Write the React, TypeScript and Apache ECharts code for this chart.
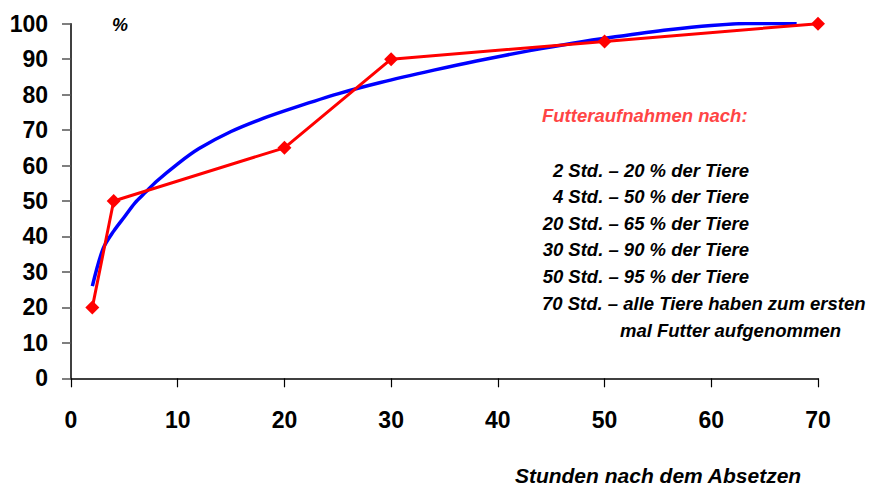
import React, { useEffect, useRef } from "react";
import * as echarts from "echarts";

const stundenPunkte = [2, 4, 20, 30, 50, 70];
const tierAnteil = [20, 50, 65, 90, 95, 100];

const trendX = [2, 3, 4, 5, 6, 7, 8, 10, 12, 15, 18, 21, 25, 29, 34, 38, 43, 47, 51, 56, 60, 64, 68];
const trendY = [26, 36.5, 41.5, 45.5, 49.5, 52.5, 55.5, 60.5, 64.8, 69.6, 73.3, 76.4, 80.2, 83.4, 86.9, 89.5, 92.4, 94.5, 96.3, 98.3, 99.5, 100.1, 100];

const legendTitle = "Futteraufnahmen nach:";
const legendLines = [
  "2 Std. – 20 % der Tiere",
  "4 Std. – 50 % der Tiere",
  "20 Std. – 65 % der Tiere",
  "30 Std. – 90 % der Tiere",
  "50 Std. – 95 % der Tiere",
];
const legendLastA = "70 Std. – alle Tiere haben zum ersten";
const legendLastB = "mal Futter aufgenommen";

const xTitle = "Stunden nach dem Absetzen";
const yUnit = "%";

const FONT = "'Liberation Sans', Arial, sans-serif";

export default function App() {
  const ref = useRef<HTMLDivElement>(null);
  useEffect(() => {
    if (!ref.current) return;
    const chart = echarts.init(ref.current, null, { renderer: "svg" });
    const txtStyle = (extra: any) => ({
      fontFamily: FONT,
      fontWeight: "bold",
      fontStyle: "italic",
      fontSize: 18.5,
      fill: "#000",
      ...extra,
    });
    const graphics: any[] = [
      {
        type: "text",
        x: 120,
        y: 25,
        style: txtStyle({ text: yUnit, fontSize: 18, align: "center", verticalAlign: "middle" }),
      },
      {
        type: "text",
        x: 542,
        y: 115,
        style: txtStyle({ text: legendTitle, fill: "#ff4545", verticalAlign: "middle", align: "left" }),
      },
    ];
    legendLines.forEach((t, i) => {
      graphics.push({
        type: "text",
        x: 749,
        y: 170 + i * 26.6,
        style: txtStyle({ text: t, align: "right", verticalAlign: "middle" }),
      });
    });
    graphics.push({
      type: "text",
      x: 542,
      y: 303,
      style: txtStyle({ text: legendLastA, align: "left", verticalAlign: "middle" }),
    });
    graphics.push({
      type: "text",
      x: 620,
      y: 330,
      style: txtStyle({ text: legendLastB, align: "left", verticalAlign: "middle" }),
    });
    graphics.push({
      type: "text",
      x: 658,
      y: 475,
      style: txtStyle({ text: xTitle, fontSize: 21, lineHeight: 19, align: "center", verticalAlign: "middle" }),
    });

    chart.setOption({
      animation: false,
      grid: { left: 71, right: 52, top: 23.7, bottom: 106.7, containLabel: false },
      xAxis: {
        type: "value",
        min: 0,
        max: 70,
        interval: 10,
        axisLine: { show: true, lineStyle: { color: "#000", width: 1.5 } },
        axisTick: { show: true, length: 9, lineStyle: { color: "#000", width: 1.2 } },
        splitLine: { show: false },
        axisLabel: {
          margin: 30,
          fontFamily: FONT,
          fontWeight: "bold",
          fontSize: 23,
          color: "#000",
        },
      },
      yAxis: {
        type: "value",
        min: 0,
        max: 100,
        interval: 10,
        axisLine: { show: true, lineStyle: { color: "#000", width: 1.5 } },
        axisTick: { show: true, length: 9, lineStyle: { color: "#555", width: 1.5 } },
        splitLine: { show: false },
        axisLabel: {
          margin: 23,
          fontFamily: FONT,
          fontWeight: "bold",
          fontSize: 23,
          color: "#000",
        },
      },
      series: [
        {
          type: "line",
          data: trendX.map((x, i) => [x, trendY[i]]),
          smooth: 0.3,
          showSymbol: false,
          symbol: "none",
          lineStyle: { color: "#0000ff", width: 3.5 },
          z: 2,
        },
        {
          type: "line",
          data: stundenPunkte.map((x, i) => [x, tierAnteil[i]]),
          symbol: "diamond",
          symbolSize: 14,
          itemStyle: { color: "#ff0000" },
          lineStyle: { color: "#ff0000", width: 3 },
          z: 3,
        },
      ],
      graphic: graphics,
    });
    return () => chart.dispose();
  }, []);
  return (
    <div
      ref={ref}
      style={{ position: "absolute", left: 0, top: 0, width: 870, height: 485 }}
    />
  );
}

* * * *

Direction => Find the lines containing "React" and pull them out.

Exercise result =>
Write the React, TypeScript and Apache ECharts code for this chart.
import React, { useEffect, useRef } from "react";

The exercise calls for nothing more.